Task description
Your task is to retype the lines from the opening of the material through the line that includes "(0,0) rectangle (1679,1016);". Do not copy the pictures.

Data shown
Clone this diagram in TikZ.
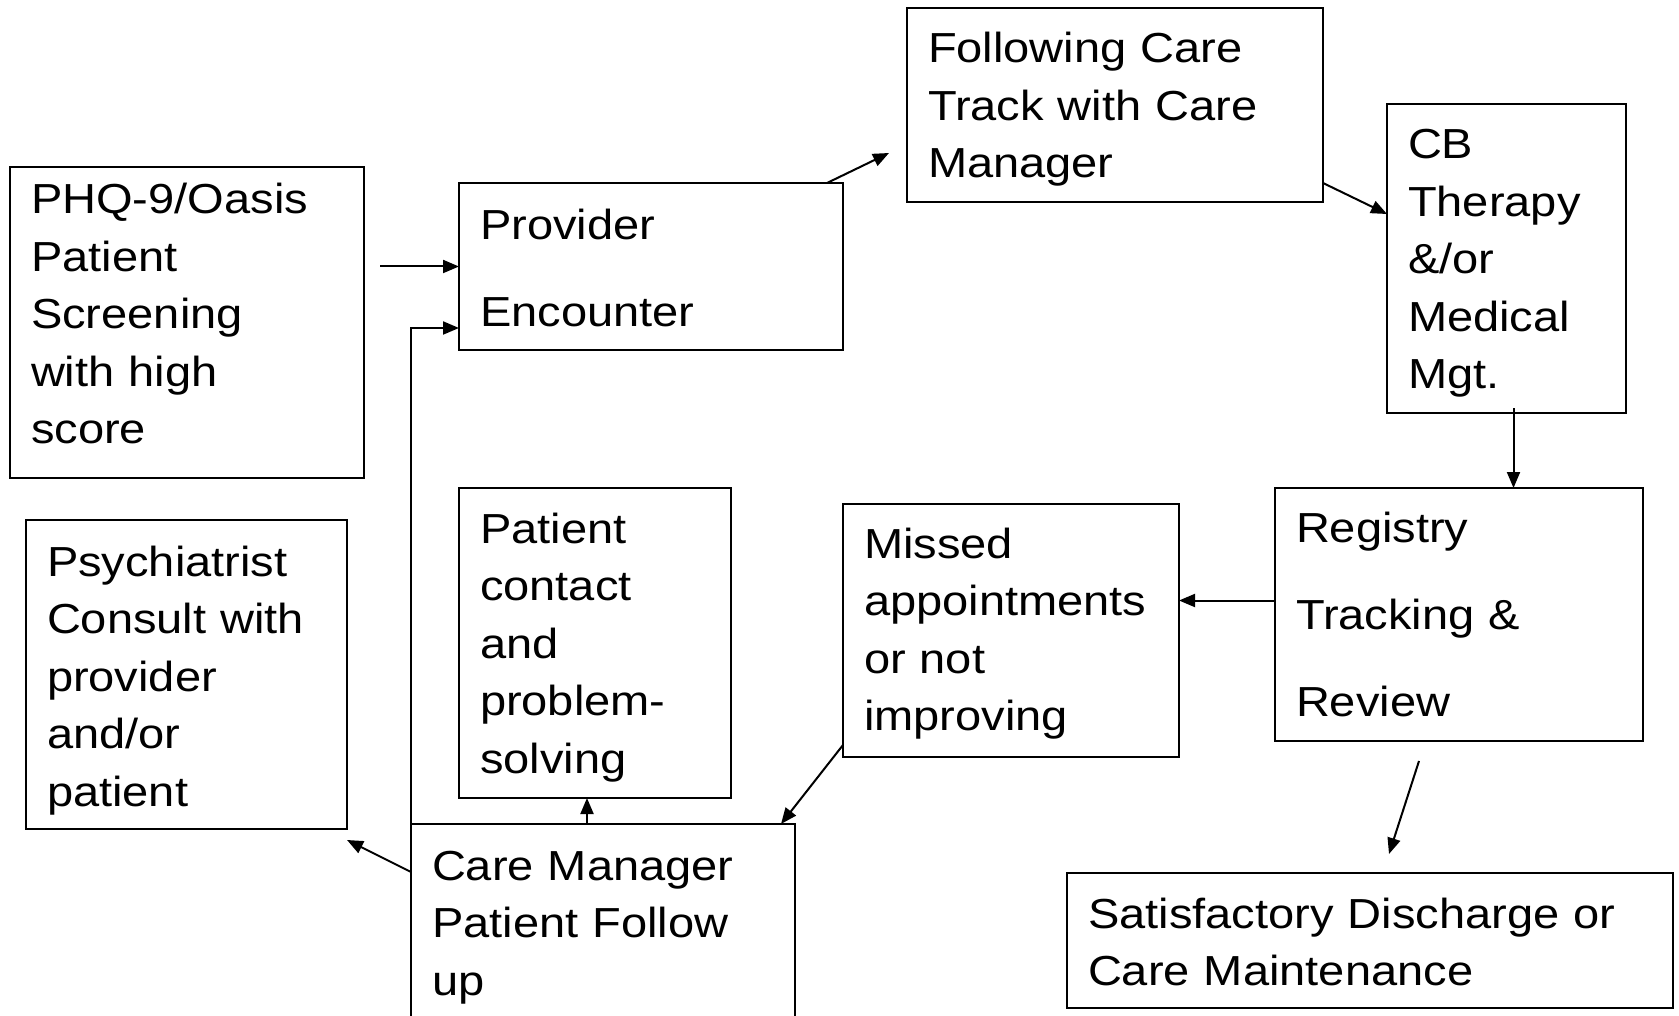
\documentclass[tikz,border=0pt]{standalone}
\usepackage{fontspec}
\setmainfont{Liberation Sans}[FakeStretch=1.12]
\usepackage{tikz}
\usetikzlibrary{arrows.meta,calc,positioning}
\tikzset{
  stage/.style={draw, line width=2.5pt, anchor=north west, outer sep=0pt, inner xsep=21pt, inner ysep=0pt, align=left, font=\fontsize{42}{57.5}\selectfont},
  spaced/.style={font=\fontsize{42}{87}\selectfont},
  flow/.style={-{Triangle[length=16pt,width=13pt]}, line width=2pt}
}

\begin{document}
\begin{tikzpicture}[x=1pt, y=-1pt]
    \useasboundingbox (0,0) rectangle (1679,1016);

    \node [stage, text width=312pt, text height=47pt, text depth=264pt] (screen) at (10,167) {PHQ-9/Oasis\\Patient\\Screening\\with high\\score};
    \node [stage, spaced, text width=342pt, text height=57pt, text depth=110pt] (provider) at (459,183) {Provider\\Encounter};
    \node [stage, text width=374pt, text height=55pt, text depth=139pt] (follow) at (907,8) {Following Care\\Track with Care\\Manager};
    \node [stage, text width=197pt, text height=55pt, text depth=254pt] (cbt) at (1387,104) {CB\\Therapy\\\&/or\\Medical\\Mgt.};
    \node [stage, spaced, text width=326pt, text height=54pt, text depth=199pt] (registry) at (1275,488) {Registry\\Tracking \&\\Review};
    \node [stage, text width=294pt, text height=54pt, text depth=199pt] (missed) at (843,504) {Missed\\appointments\\or not\\improving};
    \node [stage, text width=230pt, text height=55pt, text depth=255pt] (contact) at (459,488) {Patient\\contact\\and\\problem-\\solving};
    \node [stage, text width=279pt, text height=56pt, text depth=253pt] (psych) at (26,520) {Psychiatrist\\Consult with\\provider\\and/or\\patient};
    \node [stage, text width=342pt, text height=56pt, text depth=160pt] (cmgr) at (411,824) {Care Manager\\Patient Follow\\up};
    \node [stage, text width=564pt, text height=55pt, text depth=80pt] (discharge) at (1067,873) {Satisfactory Discharge or\\Care Maintenance};

    \coordinate (regout) at ([yshift=14pt]registry.west);
    \coordinate (contin) at ([xshift=-8pt]contact.south);
    \coordinate (cbtout) at ([xshift=7pt,yshift=5pt]cbt.south);

    \draw [flow] ([xshift=16pt]screen.east |- provider.west) -- (provider.west);
    \draw [flow] (cmgr.north west) |- ([yshift=22pt]provider.south west);
    \draw [flow] ([xshift=-16pt]provider.north east) -- ($(follow.south west)+(-18,-49)$);
    \draw [flow] ([yshift=19pt]follow.south east) -- ($(cbt.north west)+(0,110)$);
    \draw [flow] (cbtout) -- (cbtout |- registry.north);
    \draw [flow] (regout) -- (regout -| missed.east);
    \draw [flow] ([yshift=12pt]missed.south west) -- ([xshift=-14pt]cmgr.north east);
    \draw [flow] (contin |- cmgr.north) -- (contin);
    \draw [flow] ([yshift=-48pt]cmgr.north west) -- ([yshift=-11pt]psych.south east);
    \draw [flow] ([xshift=-40pt,yshift=-20pt]registry.south) -- ($(discharge.north)+(19,-19)$);
\end{tikzpicture}
\end{document}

Exercise answer
Clone this diagram in TikZ.
\documentclass[tikz,border=0pt]{standalone}
\usepackage{fontspec}
\setmainfont{Liberation Sans}[FakeStretch=1.12]
\usepackage{tikz}
\usetikzlibrary{arrows.meta,calc,positioning}
\tikzset{
  stage/.style={draw, line width=2.5pt, anchor=north west, outer sep=0pt, inner xsep=21pt, inner ysep=0pt, align=left, font=\fontsize{42}{57.5}\selectfont},
  spaced/.style={font=\fontsize{42}{87}\selectfont},
  flow/.style={-{Triangle[length=16pt,width=13pt]}, line width=2pt}
}

\begin{document}
\begin{tikzpicture}[x=1pt, y=-1pt]
    \useasboundingbox (0,0) rectangle (1679,1016);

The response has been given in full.